Paul Bradshaw, director of the online journalism MA at Birmingham City University and publisher of the Online Journalism Blog tells me that journalists “should pay very close attention to the DE Act indeed, on a number of areas”.

“Firstly is the power the act gives to block websites based on an accusation of breach of copyright – or that the website is likely to in the future.

“The scope for abuse is clear – the potential to block access to Wikileaks is the most prominent example given. An organisation whose confidential documents have been leaked could apply to have it blocked in the UK (regardless of where it is hosted).

“Although revisions to the act mean there would have to be consultation there doesn’t appear to be any explicit public interest test and a look at how countries like Australia have adopted similar blacklists doesn’t bode well for accountability.

“Secondly, and more practically, the act threatens public wifi – a tremendously useful resource for journalists on the move, and for potential sources and leads.

“Providers of public wifi are still seeking clarity on where they stand legally – in the meantime, fewer companies are going to be willing to take the risk of providing it and falling foul of the law if someone uses it to download something ‘illegal’.

“Finally, there’s the broader issue of monitoring people’s use of the web in such a way that, for instance, would make it easier to trace and unmask whistleblowers and other confidential sources.
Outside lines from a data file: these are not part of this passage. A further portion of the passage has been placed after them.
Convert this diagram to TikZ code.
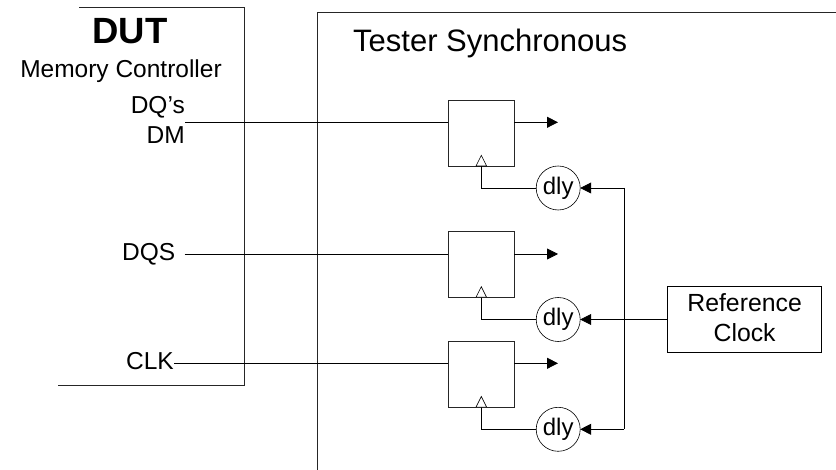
\documentclass[tikz,border=0pt]{standalone}
\usepackage{fontspec}
\setmainfont{Liberation Sans}
\usetikzlibrary{arrows.meta}
\tikzset{
  wire/.style={draw=black,line width=0.8pt},
  flow/.style={wire,-{Triangle[length=11pt,width=11pt]}},
  frame/.style={draw=black!85,line width=0.8pt},
  ffbox/.style={draw=black!85,line width=0.8pt,minimum width=66pt,minimum height=65.6pt,inner sep=0pt,outer sep=0pt},
  dlybox/.style={draw=black,circle,line width=0.6pt,minimum size=44pt,inner sep=0pt,outer sep=0pt,font=\fontsize{24}{24}\selectfont},
  clockbox/.style={draw=black,line width=0.8pt,minimum width=154pt,minimum height=65.5pt,inner sep=0pt,outer sep=0pt,align=center,font=\fontsize{24.8}{29.5}\selectfont},
  lbl/.style={inner sep=0pt,font=\fontsize{24.5}{24.5}\selectfont},
  tri/.style={draw=black,fill=white,line width=0.6pt,line join=miter},
}
\begin{document}
\begin{tikzpicture}[x=1pt,y=-1pt]
\useasboundingbox (0,0) rectangle (836,470);
% frames
\coordinate (dutTL) at (79.3,7.7);
\coordinate (dutTR) at (244,7.7);
\coordinate (dutBR) at (244,385);
\coordinate (dutBL) at (58,385);
\draw[frame] (dutTL) -- (dutTR) -- (dutBR) -- (dutBL);
\coordinate (tesB) at (317,470);
\coordinate (tesT) at (317,12.7);
\coordinate (tesR) at (836,12.7);
\draw[frame] (tesB) -- (tesT) -- (tesR);
% texts
\node[inner sep=0pt,anchor=base,font=\fontsize{36.5}{36.5}\selectfont\bfseries] (dut) at (130,44) {DUT};
\node[lbl,anchor=base] (mc) at (121,77.3) {Memory Controller};
\node[lbl,anchor=base east] (dq) at (185,114) {DQ’s};
\node[lbl,anchor=base east] (dm) at (185,143.3) {DM};
\node[lbl,anchor=base east] (dqs) at (175.5,260.7) {DQS};
\node[lbl,anchor=base east] (clk) at (174,369.3) {CLK};
\node[inner sep=0pt,anchor=base west,font=\fontsize{31}{31}\selectfont] (tes) at (353,51.7) {Tester Synchronous};
% flip-flops
\node[ffbox] (ff1) at (481.3,133.2) {};
\node[ffbox] (ff2) at (481.3,264.5) {};
\node[ffbox] (ff3) at (481.3,374.3) {};
% delays
\node[dlybox] (d1) at (558.2,188) {dly};
\node[dlybox] (d2) at (558.2,319.5) {dly};
\node[dlybox] (d3) at (558.2,429.3) {dly};
% reference clock
\node[clockbox] (ref) at (744.6,319.3) {Reference\\Clock\rule[-4pt]{0pt}{0pt}};
% inputs
\coordinate (in1) at (185,122.3);
\coordinate (in2) at (184.5,254);
\coordinate (in3) at (174,363.3);
\draw[wire] (in1) -- (in1-|ff1.west);
\draw[wire] (in2) -- (in2-|ff2.west);
\draw[wire] (in3) -- (in3-|ff3.west);
% outputs
\foreach \f/\y in {ff1/122.3,ff2/254,ff3/363.3}{
  \coordinate (o) at (558,\y);
  \draw[flow] (o-|\f.east) -- (o);
}
% clock lines and triangles
\foreach \f/\d in {ff1/d1,ff2/d2,ff3/d3}{
  \draw[wire] (\d.west) -| (\f.south);
  \draw[tri] ([xshift=-5.3pt]\f.south) -- ([yshift=10.6pt]\f.south) -- ([xshift=5.3pt]\f.south) -- cycle;
}
% distribution
\coordinate (bus) at (624,319.5);
\draw[wire] (d1.east-|bus) -- (d3.east-|bus);
\draw[flow] (d1.east-|bus) -- (d1.east);
\draw[flow] (d3.east-|bus) -- (d3.east);
\draw[flow] (ref.west|-d2.east) -- (d2.east);
\end{tikzpicture}
\end{document}
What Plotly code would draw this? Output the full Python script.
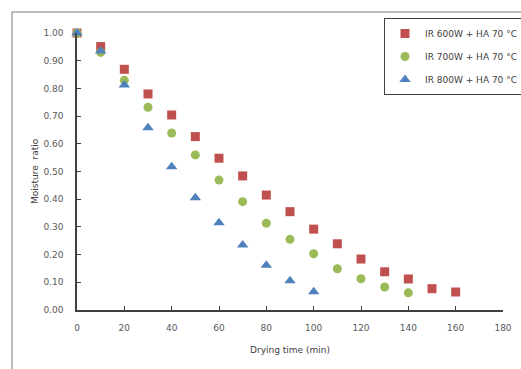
import plotly.graph_objects as go

time = [0, 10, 20, 30, 40, 50, 60, 70, 80, 90, 100, 110, 120, 130, 140, 150, 160]
mr_600 = [1.00, 0.951, 0.869, 0.780, 0.704, 0.626, 0.548, 0.484, 0.415, 0.355, 0.292, 0.239, 0.184, 0.138, 0.112, 0.077, 0.065]
mr_700 = [1.00, 0.930, 0.829, 0.732, 0.639, 0.560, 0.469, 0.391, 0.313, 0.255, 0.203, 0.149, 0.113, 0.083, 0.062]
mr_800 = [1.00, 0.935, 0.812, 0.658, 0.517, 0.405, 0.315, 0.235, 0.162, 0.106, 0.066]

names = ["IR 600W + HA 70 \u00b0C", "IR 700W + HA 70 \u00b0C", "IR 800W + HA 70 \u00b0C"]
colors = ["#C0504D", "#9BBB59", "#4F81BD"]
symbols = ["square", "circle", "triangle-up"]
sizes = [9, 9, 10]
series = [mr_600, mr_700, mr_800]

fig = go.Figure()
for i, (name, vals, c, s, sz) in enumerate(zip(names, series, colors, symbols, sizes)):
    fig.add_trace(go.Scatter(
        x=time[:len(vals)], y=vals, mode="markers", name=name,
        legendgroup=f"g{i}",
        marker=dict(color=c, symbol=s, size=sz, line=dict(width=0)),
        cliponaxis=False,
    ))

W, H = 521, 369
L, R, T, B = 77, 18, 33, 59
pw, ph = W - L - R, H - T - B

def px(xp):
    return (xp - L) / pw

def py(yp):
    return (H - B - yp) / ph

fig.update_layout(
    width=W, height=H,
    margin=dict(l=L, r=R, t=T, b=B, autoexpand=False),
    paper_bgcolor="white", plot_bgcolor="white",
    font=dict(family="DejaVu Sans", size=9, color="#595959"),
    showlegend=True,
    legend=dict(
        x=px(384), y=py(18), xanchor="left", yanchor="top",
        bordercolor="#404040", borderwidth=1, bgcolor="white",
        font=dict(size=9, color="#404040"),
        itemwidth=30, tracegroupgap=4,
    ),
    xaxis=dict(
        range=[0, 180], tickmode="linear", tick0=0, dtick=20,
        showgrid=False, zeroline=False, showline=True,
        linecolor="#404040", linewidth=1.5,
        ticks="inside", ticklen=4, tickcolor="#404040",
        ticklabelstandoff=8,
    ),
    yaxis=dict(
        range=[0, 1.0], tickmode="linear", tick0=0, dtick=0.1, tickformat=".2f",
        showgrid=False, zeroline=False, showline=True,
        linecolor="#404040", linewidth=1.5,
        ticks="inside", ticklen=4, tickcolor="#404040",
        ticklabelstandoff=10,
    ),
    shapes=[dict(
        type="rect", xref="paper", yref="paper",
        x0=px(12), x1=px(530), y0=py(380), y1=py(12),
        line=dict(color="#A6A6A6", width=1.5), layer="below",
    )],
    annotations=[
        dict(text="Drying time (min)", xref="paper", yref="paper",
             x=px(290), y=py(350), showarrow=False,
             font=dict(size=9, color="#404040"), xanchor="center", yanchor="middle"),
        dict(text="Moisture  ratio", xref="paper", yref="paper",
             x=px(35), y=py(171), showarrow=False, textangle=-90,
             font=dict(size=9, color="#404040"), xanchor="center", yanchor="middle"),
    ],
)

fig.write_html("out.html")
It gives corporations power without accountability, which any journalist should be concerned about.

There’s still time, says Bradshaw

“On a more positive note, there is still scope to address the weaknesses of the act – and journalists and their sources should familiarise themselves with anonymising software such as Tor which will provide more confidentiality for both themselves and their sources.

Bradshaw says he was disillusioned by the political process that saw the bill passed: “Apart from the detail of the bill itself I found the use of the wash-up a depressing spectacle that further undermined our sense of proper democratic procedure.

“In the debates MPs themselves lined up to say how they were having to vote for a bill they or their constituents didn’t actually support. The role of lobbyists and party whips need to be addressed one way or another and I guess this challenge does that.

He has used his crowdsourcing investigations site, Help Me Investigate, to track the MPs’ performance over the bill and how MPs have responded to constituents’ correspondence over the bill.

“[I]dentikit responses make it difficult to see how much of that correspondence has actually been seen or understood by the MPs themselves.”